One thing I'm still struggling with is whether to eventually support host: and cluster: as well. Those would clearly still use VM-in-containers, though it depends on if we want to hide that from users or not. It seems like in a lot of cases, users don't want the sort of flexibility that e.g. ostree needs. PAPR also does a few nice things like setting up ssh keys, and injecting fresh rpmmd data.

Apr 03 '18 15:04 jlebon

One note I'd like to make here, for lack of a better place, is that recently I was playing with replacing GHPRB with Prow. And it worked surprisingly well with the PAPR-in-OCP model. Notably, this involves setting skip_report to true so that Prow wasn't involved at all in updating back to GitHub.

The config I got running with was this:

presubmits:
  jlebon/papr-sandbox:
    - name: papr-sandbox-pull
      agent: kubernetes
      branches:
        - master
      always_run: true
      skip_report: true
      # XXX: need to teach trigger to pass down full comment so PAPR can learn
      # to handle retesting failed testsuites
      #trigger: "(?m)^/retest(\\s+.*)*$"
      #rerun_command: "/retest [testsuite1] [testsuite2] ..."
      spec:
        restartPolicy: Never
        serviceAccountName: papr
        volumes:
          - name: config-mount
            configMap:
              name: papr-config
        containers:
          - name: papr
            image: 172.30.1.1:5000/myproject/papr:latest
            imagePullPolicy: Always
            args:
              - "--debug"
              - "runtest"
              - "--conf"
              - "/etc/papr/config"
              - "--repo"
              - "$(REPO_OWNER)/$(REPO_NAME)"
              - "--pull"
              - "$(PULL_NUMBER)"
              - "--expected-sha1"
              - "$(PULL_PULL_SHA)"
            securityContext:
              runAsUser: 0
            volumeMounts:
              - name: config-mount
                mountPath: /etc/papr
            env:
              - name: GITHUB_TOKEN
                valueFrom:
                  secretKeyRef:
                    name: github-token
                    key: token
                    optional: false
              - name: AWS_ACCESS_KEY_ID
                valueFrom:
                  secretKeyRef:
                    name: aws-access-key
                    key: id
                    optional: false
              - name: AWS_SECRET_ACCESS_KEY
                valueFrom:
                  secretKeyRef:
                    name: aws-access-key
                    key: secret
                    optional: false

Then, e.g. /retest, /hold, etc just worked (see https://github.com/jlebon/papr-sandbox/pull/1). I'd love to make use of this, though I'm not sure if we'd have to run our own Prow instance, or if the one running at http://deck-ci.svc.ci.openshift.org/ could run pods in CentOS CI -- or just move away from CentOS CI and run them at ci.openshift.org? IIUC, we should be able to satisfy kvm: true there.

Jul 03 '18 19:07 jlebon

Hmmm. I definitely see the advantages of taking GHPRB out of the picture, though my primary focus tends to go to the merge queue aspect - I see it as a lot more important than the per-PR testing.

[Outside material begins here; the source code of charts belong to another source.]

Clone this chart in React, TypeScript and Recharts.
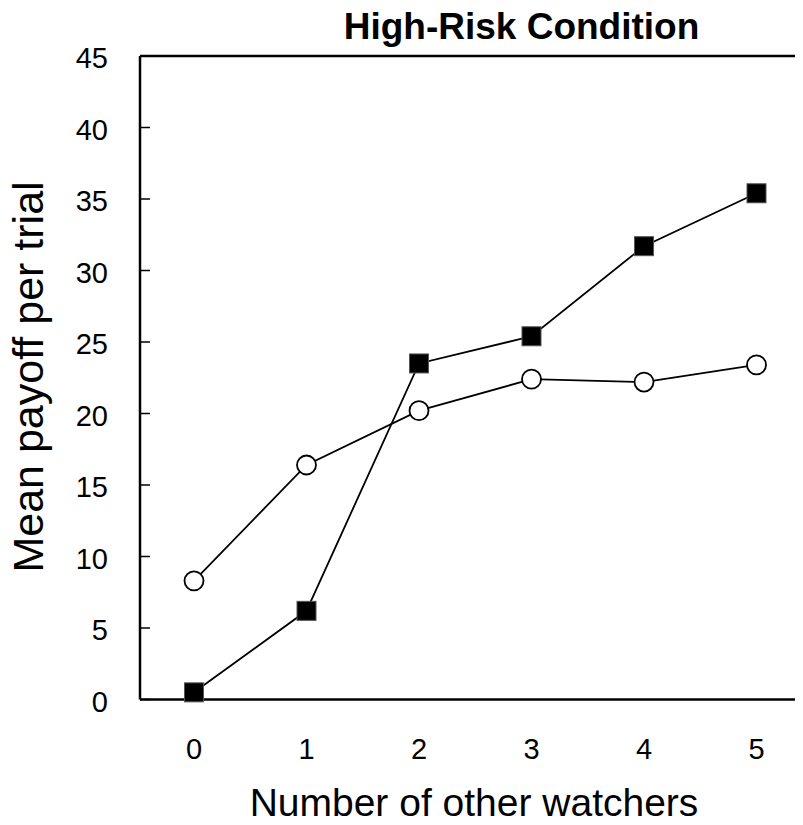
import React from "react";
import { LineChart, Line, XAxis, YAxis, ReferenceLine } from "recharts";

const watchers = [0, 1, 2, 3, 4, 5];
const highRiskSquares = [0.5, 6.2, 23.5, 25.4, 31.7, 35.4];
const highRiskCircles = [8.3, 16.4, 20.2, 22.4, 22.2, 23.4];
const yTicks = [0, 5, 10, 15, 20, 25, 30, 35, 40, 45];
const xTicks = [0, 1, 2, 3, 4, 5];

const data = watchers.map((w, i) => ({
  w,
  sq: highRiskSquares[i],
  ci: highRiskCircles[i],
}));

const FONT = "'Liberation Sans', Arial, Helvetica, sans-serif";
const Y_TICK_MARGIN = 32;

const YTick = (props: any) => {
  const { x, y, payload } = props;
  const axisX = x + Y_TICK_MARGIN;
  return (
    <g>
      <line x1={axisX} x2={axisX + 10} y1={y} y2={y} stroke="#000" strokeWidth={1.5} />
      <text x={x} y={y} dy={12} textAnchor="end" fontSize={29} fontFamily={FONT} fill="#000">
        {payload.value}
      </text>
    </g>
  );
};

const XTick = (props: any) => {
  const { x, y, payload } = props;
  return (
    <text x={x} y={y} dy={57} textAnchor="middle" fontSize={29} fontFamily={FONT} fill="#000">
      {payload.value}
    </text>
  );
};

const SquareDot = (props: any) => {
  const { cx, cy, index } = props;
  if (cx == null || cy == null) return <g key={`s${index}`} />;
  return (
    <rect
      key={`s${index}`}
      x={cx - 9.5}
      y={cy - 9.5}
      width={19}
      height={19}
      fill="#000"
      stroke="#555"
      strokeWidth={1}
    />
  );
};

const CircleDot = (props: any) => {
  const { cx, cy, index } = props;
  if (cx == null || cy == null) return <g key={`c${index}`} />;
  return <circle key={`c${index}`} cx={cx} cy={cy} r={9.5} fill="#fff" stroke="#000" strokeWidth={1.8} />;
};

export default function App() {
  return (
    <div
      style={{
        position: "relative",
        margin: -8,
        width: 803,
        height: 825,
        overflow: "hidden",
        background: "#fff",
      }}
    >
      <LineChart
        width={830}
        height={825}
        data={data}
        margin={{ top: 56, left: 80, right: 15, bottom: 95.5 }}
      >
        <XAxis
          dataKey="w"
          type="number"
          domain={[-0.48, 5.52]}
          ticks={xTicks}
          height={30}
          tickSize={0}
          tickLine={false}
          axisLine={{ stroke: "#000", strokeWidth: 2.5 }}
          tick={<XTick />}
          interval={0}
        />
        <YAxis
          type="number"
          domain={[0, 45]}
          ticks={yTicks}
          width={60}
          tickSize={0}
          tickMargin={Y_TICK_MARGIN}
          tickLine={false}
          axisLine={{ stroke: "#000", strokeWidth: 2.5 }}
          tick={<YTick />}
          interval={0}
        />
        <ReferenceLine y={45} stroke="#000" strokeWidth={2.5} />
        <Line
          dataKey="ci"
          stroke="#000"
          strokeWidth={1.8}
          dot={CircleDot}
          activeDot={false}
          isAnimationActive={false}
        />
        <Line
          dataKey="sq"
          stroke="#000"
          strokeWidth={1.8}
          dot={SquareDot}
          activeDot={false}
          isAnimationActive={false}
        />
      </LineChart>
      <svg
        width={803}
        height={825}
        style={{ position: "absolute", left: 0, top: 0, pointerEvents: "none" }}
      >
        <text x={521.5} y={39} textAnchor="middle" fontSize={37} fontWeight="bold" fontFamily={FONT} fill="#000">
          High-Risk Condition
        </text>
        <text x={474} y={816} textAnchor="middle" fontSize={39} fontFamily={FONT} fill="#000">
          Number of other watchers
        </text>
        <text
          x={43}
          y={377}
          textAnchor="middle"
          fontSize={43}
          fontFamily={FONT}
          fill="#000"
          transform="rotate(-90, 43, 377)"
        >
          Mean payoff per trial
        </text>
      </svg>
    </div>
  );
}
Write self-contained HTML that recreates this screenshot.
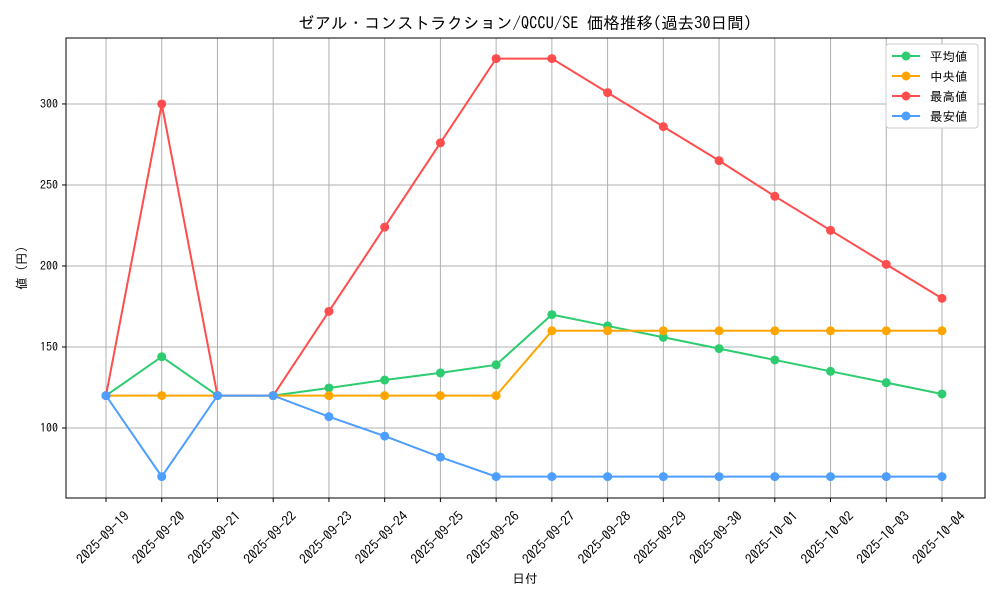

I have a worry that prow-but-not-tide etc. is going to leave us with gaps and things to glue; although that's definitely true today with GHPRB/papr/homu, so not really a change for better/worse.

In this proposal we'd still be using Homu, correct?

Jul 03 '18 21:07 cgwalters

though my primary focus tends to go to the merge queue aspect

Yeah, that's one missing piece. I was looking at this some more today. To summarize: there is no prioritization of prowjobs; plank just blindly creates pods for any prowjob that doesn't have one already. There's a concurrency field to limit how many pending pods are allowed.

This means that any prioritization should happen at the Kube level. Kube does support pod priorities, which means we could e.g. label merge pods as having higher priority than PR pods so that they are scheduled before them. However, by default, it also does preemption, which means that e.g. it could kick out an already running PR job to schedule a merge job, which I don't think we want. You can disable preemption, but not per-pod, only at the kubelet level.

One idea is to write a custom scheduler for pods coming from prowjobs which would know how to prioritize them (could even do neat things like prioritizing some repos over others), though not sure how much work it'd be (e.g. we might have to implement node selection ourselves if there's no way to reuse the default scheduler logic).

In this proposal we'd still be using Homu, correct?

I was looking at possibly going all in at this point. Tide seems to offer the same guarantee of never-broken-master as Homu by rerunning tests before merge. IIUC though, the way it does this is very different: instead of pushing a branch like auto, test pods are fed a base SHA and a list of PRs (for batching) to git merge manually before testing. There's a helper utility (clonerefs) in the prow repo that can do this.

But at merge time, tide uses the GitHub merge API, rather than pushing it itself. This does bring back discussions from https://github.com/servo/homu/pull/57 -- it assumes that whatever strategy is used by GitHub will be exactly equivalent to what was tested (clonerefs uses vanilla git merges). So it's definitely not as explicit as Homu. Not sure how hard it'd be to teach tide to adopt the Homu strategy for this of just directly pushing what was tested.

There's also no autosquashing feature, though that should be trivial to implement if tide learns to do the push itself.

Jul 20 '18 21:07 jlebon

However, by default, it also does preemption, which means that e.g. it could kick out an already running PR job to schedule a merge job, which I don't think we want.

Hum, that's assuming the cluster is full. The plank part may need to be a bit more configurable. Or alternatively, we could tend to rely on projects only doing "baseline" tests by default in PRs, and having e.g. /test compose or /test all that we do on particular PRs as needed.

But if the cluster is full (which actually gets into a more interesting question in a cloud world about just how much money we want to spend, since there is no "full") - yes, I'd say that merge jobs should preempt PR jobs, right?

Aug 02 '18 19:08 cgwalters